In its Foreign Exchange Outlook report released last week, MUFG Bank raised its Q4 USD/VND projection to 25,900 from 25,700, reflecting the government’s focus on supporting growth and a higher tolerance for inflation at 5 per cent in 2025.

“The SBV has also raised the daily fixing and upper foreign exchange ceiling rate, allowing greater foreign exchange volatility. This coincides with major changes in Vietnam’s government policy, which could cut and streamline anywhere from 4-20 per cent of public sector employees, while authorities plan around 1.5 per cent of GDP in social support measures to aid the transition.”

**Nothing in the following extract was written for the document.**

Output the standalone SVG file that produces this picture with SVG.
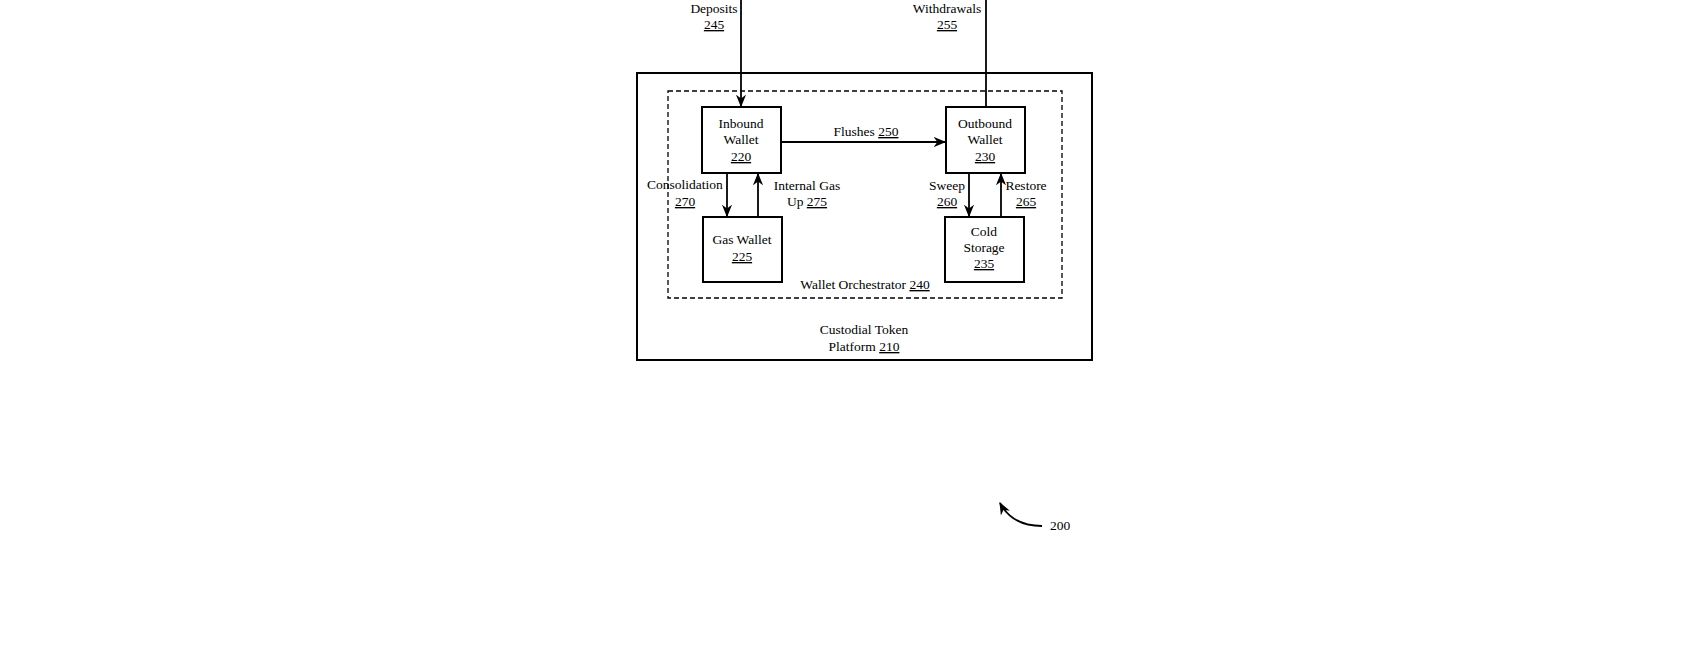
<svg xmlns="http://www.w3.org/2000/svg" width="1700" height="650" viewBox="0 0 1700 650">
<style>
text{font-family:"Liberation Serif",serif;font-size:13.5px;fill:#000;text-anchor:middle}
.b{fill:#fff;stroke:#000;stroke-width:2}
.c{stroke:#000;stroke-width:1.8;fill:none}
u{}
</style>
<defs><marker id="a" viewBox="0 0 10 10" refX="9" refY="5" markerWidth="7" markerHeight="7" orient="auto"><path d="M0,1 L10,5 L0,9 L3,5 z" fill="#000"/></marker></defs>
<rect width="1700" height="650" fill="#fff"/>
<g id="platform"><rect x="637" y="73" width="455" height="287" class="b"/><text x="864" y="334">Custodial Token</text><text x="864" y="351">Platform <tspan text-decoration="underline">210</tspan></text></g>
<g id="orchestrator"><rect x="668" y="91" width="394" height="207" fill="none" stroke="#000" stroke-width="1.3" stroke-dasharray="5,3"/><text x="865" y="289">Wallet Orchestrator <tspan text-decoration="underline">240</tspan></text></g>
<g id="inbound"><rect x="702" y="107" width="79" height="66" class="b"/><text x="741" y="128">Inbound</text><text x="741" y="144">Wallet</text><text x="741" y="161" text-decoration="underline">220</text></g>
<g id="outbound"><rect x="946" y="107" width="79" height="66" class="b"/><text x="985" y="128">Outbound</text><text x="985" y="144">Wallet</text><text x="985" y="161" text-decoration="underline">230</text></g>
<g id="gas"><rect x="703" y="217" width="79" height="65" class="b"/><text x="742" y="244">Gas Wallet</text><text x="742" y="261" text-decoration="underline">225</text></g>
<g id="cold"><rect x="945" y="217" width="79" height="65" class="b"/><text x="984" y="236">Cold</text><text x="984" y="252">Storage</text><text x="984" y="268" text-decoration="underline">235</text></g>
<g id="connectors">
<line x1="741" y1="0" x2="741" y2="106" class="c" marker-end="url(#a)"/>
<line x1="986" y1="0" x2="986" y2="107" class="c"/>
<line x1="781" y1="142" x2="945" y2="142" class="c" marker-end="url(#a)"/>
<line x1="727" y1="173" x2="727" y2="216" class="c" marker-end="url(#a)"/>
<line x1="758" y1="217" x2="758" y2="174" class="c" marker-end="url(#a)"/>
<line x1="969" y1="173" x2="969" y2="216" class="c" marker-end="url(#a)"/>
<line x1="1001" y1="217" x2="1001" y2="174" class="c" marker-end="url(#a)"/>
<path d="M1042,526 C1022,526 1008,518 1000,503" class="c" stroke-width="1.5" marker-end="url(#a)"/>
</g>
<text x="714" y="13">Deposits</text><text x="714" y="29" text-decoration="underline">245</text>
<text x="947" y="13">Withdrawals</text><text x="947" y="29" text-decoration="underline">255</text>
<text x="866" y="136">Flushes <tspan text-decoration="underline">250</tspan></text>
<text x="685" y="189">Consolidation</text><text x="685" y="206" text-decoration="underline">270</text>
<text x="807" y="190">Internal Gas</text><text x="807" y="206">Up <tspan text-decoration="underline">275</tspan></text>
<text x="947" y="190">Sweep</text><text x="947" y="206" text-decoration="underline">260</text>
<text x="1026" y="190">Restore</text><text x="1026" y="206" text-decoration="underline">265</text>
<text x="1060" y="530" font-size="15">200</text>
</svg>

Regarding the full-year exchange rate outlook, MUFG Bank forecasts USD/VND to approach 26,000 in 2025, charting a modest path while acknowledging other offsetting structural factors.

“While we continue to expect Vietnam to be in the crosshairs of the new US administration due to its large and growing trade surplus with the US, we highlight several reasons for optimism,” stated the report.

“Firstly, Vietnam has expanded its global export market share, not just in the US but worldwide, since the trade war began. Secondly, the country is moving up the value chain, increasing domestic value-added and export complexity. Lastly, we anticipate the US tariffs on China to remain higher and rise at a faster pace than those on Vietnam under the US administration.”

According to the National Statistics Office, Vietnam recorded its first trade deficit since May 2024 in February, with imports surging by 40 per cent year-over-year. Meanwhile, the State Treasury conducted three rounds of USD purchases from commercial banks, totalling $500 million, further tightening foreign exchange liquidity and adding pressure on the exchange rate.

“In this context, SBV has intervened by continuously raising the central exchange rate, widening the foreign exchange trading band,” said Tran Thi Khanh Hien, head of Research at MB Securities. “Since the start of this month, the central rate has increased by over VND400, equivalent to a 1.6 per cent adjustment, substantial compared to the VND487 rise for the whole of 2024. Additionally, the SBV has abandoned its previous hard cap of 25,450 VND/USD in the interbank market. This move signals that the SBV is accepting greater exchange rate volatility to reduce pressure on foreign exchange reserves.”